Double-critic learning, instead, employs two critics to reduce the overestimation bias, as we have seen with TD3 in the LQR task. However, TD3 builds upon DPG and modifies the target policy in the Q-function TD error target, which does not appear in the V-function TD error (compare Eq. (7) to Eq. (28)). Therefore, we decided to use the double-critic method proposed by van Hasselt (2010). In this case, at each iteration only one critic is randomly updated and used to train the policy. For each critic update, the TD targets are computed using estimates from the other critic, in order to reduce the overestimation bias.

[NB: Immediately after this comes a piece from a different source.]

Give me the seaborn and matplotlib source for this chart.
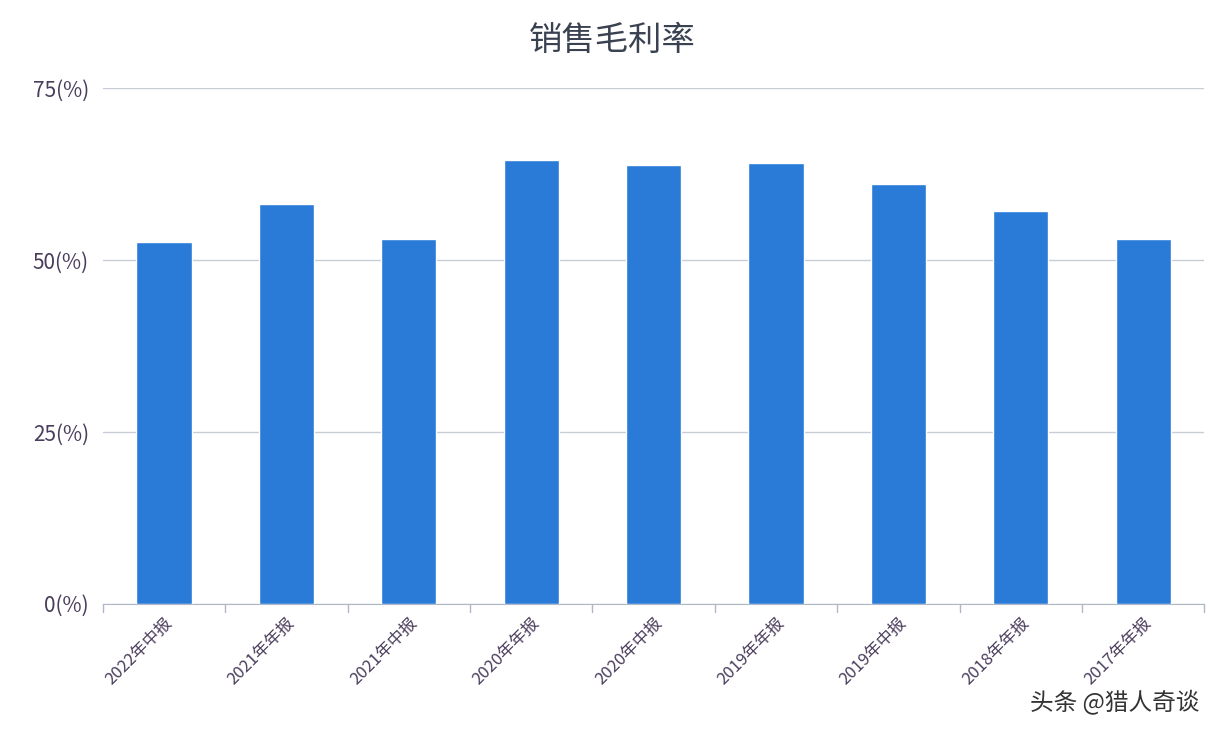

In total, we present the results of 12 algorithms, as we tested all combinations of vanilla TRPO (NO-REG), TD-regularization (TD-REG), GAE-regularization (GAE-REG), Retrace (RETR) and double-critic learning (DOUBLE). All results presented below are averaged over 50 trials. However, for the sake of clarity, in the plots we show only the mean of the expected return. Both the actor and the critic are linear function with random Fourier features, as presented in (Rajeswaran et al. 2017). For the single-pendulum we used 100 features, while for the double-pendulum we used 300 features. In both tasks, we tried to collect as few samples as possible, i.e., 500 for the single-pendulum and 3000 for the double-pendulum. All algorithms additionally reuse the samples collected in the past four iterations, effectively learning with 2500 and 15,000 samples, respectively, at each iteration. The advantage is estimated with importance sampling as in Eq. (49), but only Retrace uses truncated importance ratios. For the single-pendulum, the starting regularization coefficient is \(\eta _0 = 1\). For the double-pendulum, \(\eta _0 = 1\) for GAE-REG and \(\eta _0 = 0.1\) for TD-REG, as the TD error was larger in the latter task (see Fig. 6d). In both tasks, it then decays according to \(\eta _{t+1} = \kappa \eta _t\) with \(\kappa = 0.999\). Finally, both the advantage and the TD error estimates are standardized for the policy update. For more details about the tasks and the hyperparameters, we refer to “Appendix B”.
Fig. 6

TRPO results on the pendulum swing-up tasks. In both tasks, GAE-REG \(+\) RETR yields the best results. In the single-pendulum, the biggest help is given by GAE-REG, which is the only version always converging to the optimal policy. In the double-pendulum, Retrace is the most important component, as without it all algorithms performed poorly (their TD error is not shown as too large). In all cases, NO-REG always performed worse than TD-REG and GAE-REG (red plots are always below blue and yellow plots with the same markers) (Color figure online)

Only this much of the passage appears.